As for getting out—forget about it! Our diplomats are often required to travel by armored cars, usually in scarce supply, which makes it difficult for them to get outside and actually learn what’s going on in the country. In many places, they have to give travel plans to their security chief 48 hours in advance, making it almost impossible to react to events in real time, much less to shape them. While such constraints often hinder most nations’ diplomats, American officials face particularly stringent rules.

Luckily, a few of them seem inclined to do something about it.

On June 26th, a young diplomat I know, Josh Polacheck, received a reward for “constructive dissent” from the State Department’s union, the American Foreign Service Association, for arguing internally against the fortress mentality. Joshua, who has served in Zimbabwe, Pakistan, and Iraq, and speaks fluent Arabic, explained the situation over brunch in New York this Sunday.

“The problem is, we have reasonable degrees of security going from, say, level one to five. And then it jumps to eleven. When I was recently in Tunisia and Morocco with my boss, we traveled in normal cars. But [in] other countries, like Yemen and Lebanon, we move around in armored cars, often with bodyguards.”

In other words, we are treating countries, especially Islamic ones, going through revolutionary change as if they are terrorist free-fire zones. I should know. I tried to meet with some State experts in Tripoli this spring, only to run against the armored-car and advance notice issues.

How do we change this situation? Polacheck has argued for an internal dialogue within the State Department. Our elected representatives in Congress need to take up the issue as well. The General Accounting Office should study whether the (enormous) expenditure for security for our diplomats is rational or cost-effective, and Congress should debate the wisdom of the tradeoff we are making.

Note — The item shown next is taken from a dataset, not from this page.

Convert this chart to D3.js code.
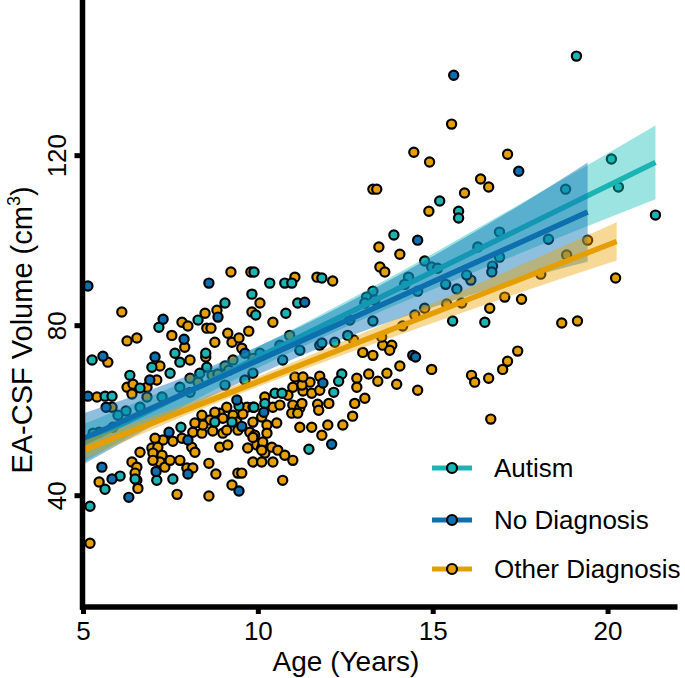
<!DOCTYPE html>
<html><head><meta charset="utf-8">
<script src="https://cdn.jsdelivr.net/npm/d3@7"></script>
<style>body{margin:0;background:#fff}svg{display:block}text{font-family:"Liberation Sans",Arial,sans-serif;fill:#000}</style>
</head><body>
<svg id="chart" width="685" height="678"></svg>
<script>
// [age (years), EA-CSF volume (cm3)]
const autismPoints = [[9.89,92.5],[10.34,89.9],[9.83,87.3],[9.06,85.2],[8.29,81.2],[7.17,79.5],[5.26,71.8],[7.63,73.4],[7.77,71.3],[6.97,70.1],[8.51,73.4],[7.49,68.7],[8.54,70.1],[6.34,68.2],[6.63,65.2],[8.34,68.7],[5.63,63.3],[5.83,63.3],[9.46,61.0],[10.20,61.6],[10.49,64.0],[8.77,57.2],[9.26,57.2],[7.80,56.0],[7.11,43.5],[6.49,43.8],[6.06,44.5],[5.63,41.4],[7.57,43.8],[5.20,37.4],[9.94,82.4],[10.77,89.9],[10.97,89.9],[11.14,85.2],[10.80,82.8],[11.83,91.1],[14.77,95.1],[10.69,64.0],[9.89,60.7],[11.46,50.8],[15.20,109.2],[15.74,106.8],[15.74,105.2],[13.89,101.2],[18.80,112.0],[20.11,119.1],[20.31,112.5],[18.31,100.2],[16.91,101.9],[16.29,98.4],[16.91,96.0],[16.71,93.9],[16.69,92.5],[16.49,80.7],[15.57,81.0],[15.97,91.8],[15.69,88.5],[15.37,89.6],[14.97,93.7],[15.14,93.4],[14.31,91.3],[14.20,89.6],[14.57,88.0],[13.29,88.0],[13.11,86.6],[13.06,85.2],[13.34,85.9],[13.29,81.0],[12.20,76.0],[12.40,68.5],[12.31,66.8],[12.17,64.2],[19.11,143.3],[21.37,105.9],[5.46,54.8],[6.23,59.8],[6.63,60.7],[7.26,63.1],[6.00,58.8],[8.06,64.2],[9.06,65.9],[9.63,67.1],[11.20,74.1],[11.77,75.3],[12.57,77.6],[5.29,54.6],[7.77,65.4],[9.86,68.7],[10.71,71.8],[11.83,75.8],[10.06,73.4]];
const noDiagnosisPoints = [[5.14,89.2],[8.60,89.9],[8.86,81.9],[7.29,81.4],[7.89,76.7],[5.57,72.7],[7.06,72.5],[5.14,63.3],[5.66,60.7],[7.46,54.8],[8.00,53.0],[9.54,56.2],[7.09,45.6],[5.54,46.6],[5.83,43.8],[6.31,39.5],[8.00,45.0],[9.46,41.0],[11.34,85.4],[11.86,66.4],[10.17,59.5],[12.11,52.0],[15.60,138.8],[17.46,116.2],[14.57,100.0],[14.43,72.9],[14.51,72.5],[9.63,73.4],[9.40,62.4],[6.91,67.1],[10.63,75.3],[12.63,81.2]];
const otherDiagnosisPoints = [[6.11,83.1],[9.23,92.5],[9.80,92.5],[10.06,85.2],[8.83,83.5],[8.49,82.8],[7.83,80.7],[8.00,79.8],[8.54,79.3],[8.66,79.3],[9.83,83.1],[10.43,80.7],[9.74,78.6],[9.14,78.1],[9.26,76.0],[9.46,77.0],[9.54,74.6],[8.77,76.0],[7.54,77.6],[7.91,74.8],[6.26,76.3],[6.54,77.0],[5.71,71.3],[7.20,70.4],[8.06,71.8],[8.51,72.5],[9.06,70.4],[9.17,69.4],[6.26,65.4],[6.43,66.1],[6.40,63.8],[6.83,65.4],[7.11,67.1],[8.06,67.5],[8.29,66.6],[8.69,68.2],[8.86,68.5],[5.40,63.1],[5.83,60.7],[9.11,60.7],[8.91,59.3],[9.69,60.7],[9.86,60.7],[10.43,60.7],[10.20,63.1],[8.40,58.8],[8.63,57.7],[8.77,59.5],[9.00,58.1],[9.29,58.8],[9.40,57.2],[9.57,59.1],[9.86,57.2],[10.11,58.4],[10.26,56.5],[10.54,57.0],[7.29,53.0],[7.57,52.7],[7.83,53.4],[8.14,54.8],[8.40,54.6],[8.43,56.5],[8.20,57.0],[8.71,55.1],[9.00,54.6],[9.11,55.3],[9.43,55.3],[9.77,54.8],[9.91,54.1],[10.26,54.6],[6.63,50.1],[6.97,51.1],[7.14,51.3],[8.11,51.3],[8.20,50.1],[8.91,51.3],[9.14,51.8],[9.71,51.1],[9.97,51.8],[10.20,49.9],[10.40,51.3],[7.06,53.4],[7.00,49.9],[7.26,49.4],[7.20,47.8],[7.00,48.2],[7.34,46.6],[7.49,48.2],[7.77,48.2],[6.40,47.8],[6.54,46.6],[6.49,45.2],[6.54,43.5],[6.57,41.6],[5.46,43.1],[7.69,40.2],[7.97,46.4],[8.14,46.4],[8.60,47.5],[8.60,39.8],[8.80,45.0],[9.43,45.2],[9.54,45.2],[9.26,42.4],[10.11,51.1],[9.86,47.8],[10.11,47.8],[10.43,47.8],[5.20,28.7],[11.06,91.3],[11.69,91.3],[12.14,90.4],[13.49,93.7],[13.63,92.5],[14.06,96.7],[13.00,73.6],[13.29,72.9],[13.57,75.3],[13.83,75.3],[13.77,74.1],[14.06,70.4],[14.97,69.6],[13.17,68.5],[13.43,66.8],[13.69,68.7],[13.97,66.1],[12.83,67.5],[12.83,65.4],[13.06,62.8],[12.77,61.6],[12.71,58.6],[14.57,64.7],[12.43,56.5],[12.00,56.5],[11.83,54.1],[11.54,56.0],[11.20,56.0],[12.03,61.6],[11.71,61.4],[11.74,60.0],[11.29,64.5],[11.54,64.0],[11.77,64.7],[11.77,68.0],[11.49,66.6],[11.26,65.9],[11.00,65.4],[11.06,67.8],[11.29,67.8],[10.86,63.5],[10.63,61.2],[11.00,61.2],[10.97,59.3],[11.20,60.5],[11.26,61.6],[11.14,59.3],[9.86,53.6],[10.14,52.5],[10.11,50.6],[10.57,50.6],[10.77,49.4],[11.00,48.2],[10.71,43.5],[14.46,120.7],[14.91,118.4],[17.14,120.2],[13.29,112.0],[13.40,112.0],[16.37,114.4],[16.60,112.5],[15.91,111.1],[14.89,106.8],[13.46,98.4],[15.54,127.3],[20.23,91.1],[19.43,100.0],[18.83,96.5],[18.09,92.0],[17.06,86.6],[17.54,86.1],[18.69,80.5],[19.14,81.0],[16.63,84.0],[14.77,84.0],[14.49,82.4],[15.40,85.0],[15.83,85.2],[14.14,79.8],[12.74,76.5],[17.43,73.9],[17.14,71.5],[17.00,69.6],[16.11,68.2],[16.20,66.6],[16.60,67.5],[16.66,57.9],[16.09,90.6],[5.86,56.0],[6.83,63.1],[9.29,71.8],[10.91,77.6],[9.86,72.2],[13.54,77.2]];

// regression fits [age, volume] and confidence bands [age, lower, upper]
const autismFit = [[5,52.2],[21.37,118.3]];
const noDiagnosisFit = [[5,53.2],[19.43,106.6]];
const otherDiagnosisFit = [[5,50.6],[20.26,99.7]];
const autismBand = [[5,47.7,56.7],[7.5,59.3,65.3],[10,69.9,74.9],[12.5,79.5,85.5],[15,88.4,96.8],[17.5,96.9,108.5],[21.37,109.6,127.0]];
const noDiagnosisBand = [[5,47.2,59.2],[7.5,58.5,66.5],[10,68.4,75.0],[12.5,77.0,85.0],[15,84.2,96.2],[17.5,90.7,108.3],[19.43,94.9,118.3]];
const otherDiagnosisBand = [[5,48.4,52.8],[7.5,57.3,60.1],[10,65.5,67.9],[12.5,73.2,76.4],[15,80.5,85.1],[17.5,87.7,94.1],[20.26,95.2,104.2]];

const xTicks = [5,10,15,20];
const yTicks = [40,80,120];
const seriesNames = ["Autism","No Diagnosis","Other Diagnosis"];

const FONT = '"Liberation Sans",Arial,sans-serif';
const svg = d3.select("#chart");
const x = d3.scaleLinear().domain([5,22]).range([83,677.5]);
const y = d3.scaleLinear().domain([13.7,156.5]).range([607,0]);

const series = [
  {name:seriesNames[0], pts:autismPoints, fit:autismFit, band:autismBand, color:"#1ab5b3", band_c:"#14bfb8", op:0.42},
  {name:seriesNames[1], pts:noDiagnosisPoints, fit:noDiagnosisFit, band:noDiagnosisBand, color:"#0d6fae", band_c:"#0b74b6", op:0.46},
  {name:seriesNames[2], pts:otherDiagnosisPoints, fit:otherDiagnosisFit, band:otherDiagnosisBand, color:"#e69f00", band_c:"#eba300", op:0.42}
];

// points
const ptsG = svg.append("g");
[series[2], series[0], series[1]].forEach(s => {
  ptsG.selectAll(null).data(s.pts).enter().append("circle")
    .attr("cx", d => x(d[0])).attr("cy", d => y(d[1])).attr("r", 4.6)
    .attr("fill", s.color).attr("stroke", "#000").attr("stroke-width", 2.2);
});

// bands + lines
const area = d3.area().x(d => x(d[0])).y0(d => y(d[1])).y1(d => y(d[2])).curve(d3.curveMonotoneX);
const line = d3.line().x(d => x(d[0])).y(d => y(d[1]));
series.forEach(s => {
  svg.append("path").attr("d", area(s.band)).attr("fill", s.band_c).attr("fill-opacity", s.op);
  svg.append("path").attr("d", line(s.fit)).attr("fill", "none").attr("stroke", s.color).attr("stroke-width", 5.5);
});

// axes
const gx = svg.append("g").attr("transform", "translate(0,607)")
  .call(d3.axisBottom(x).tickValues(xTicks).tickSize(7).tickSizeOuter(0).tickFormat(d3.format("d")));
gx.select(".domain").remove();
gx.selectAll(".tick line").attr("stroke", "#000").attr("stroke-width", 5);
gx.selectAll(".tick text").attr("y", 33).attr("dy", 0).attr("fill", "#000").style("font-size", "26px").style("font-family", FONT);
svg.append("line").attr("x1", 80).attr("x2", 677.5).attr("y1", 607).attr("y2", 607).attr("stroke", "#000").attr("stroke-width", 5.5);

const gy = svg.append("g").attr("transform", "translate(82.5,0)")
  .call(d3.axisLeft(y).tickValues(yTicks).tickSize(8).tickSizeOuter(0));
gy.select(".domain").remove();
gy.selectAll(".tick line").attr("stroke", "#000").attr("stroke-width", 5);
gy.selectAll(".tick text").attr("x", 0).attr("y", -17).attr("dy", 0).attr("text-anchor", "middle").attr("fill", "#000")
  .attr("transform", "rotate(-90)").style("font-size", "26px").style("font-family", FONT);
svg.append("line").attr("x1", 82.5).attr("x2", 82.5).attr("y1", 0).attr("y2", 609.75).attr("stroke", "#000").attr("stroke-width", 5.5);

// titles
svg.append("text").attr("x", 346).attr("y", 671).attr("text-anchor", "middle").style("font-size", "28px").text("Age (Years)");
const yt = svg.append("text").attr("transform", "translate(32,330) rotate(-90)").attr("text-anchor", "middle").style("font-size", "29px");
yt.append("tspan").text("EA-CSF Volume (cm");
yt.append("tspan").attr("dy", -12).style("font-size", "18px").text("3");
yt.append("tspan").attr("dy", 12).text(")");

// legend
const legY = [468, 520, 569];
series.forEach((s, i) => {
  const g = svg.append("g").attr("transform", `translate(0,${legY[i]})`);
  g.append("line").attr("x1", 432).attr("x2", 472).attr("y1", 0).attr("y2", 0).attr("stroke", s.color).attr("stroke-width", 5);
  g.append("circle").attr("cx", 452).attr("cy", 0).attr("r", 5).attr("fill", s.color).attr("stroke", "#000").attr("stroke-width", 2.2);
  g.append("text").attr("x", 494).attr("y", 9).style("font-size", "26px").text(s.name);
});
</script>
</body></html>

As Polacheck is quick to note, there will be hell to pay if rules are relaxed and a tragedy occurs. But it seems that such incidents happen from time to time no matter what we do, and sometimes in places considered safe. Such is the reality in a world where terrorism is a part of the fabric of life. But our ability to defeat the terrorists is badly degraded by forcing our diplomats to cower behind blast walls and guess at the conditions on which they are supposed to be experts.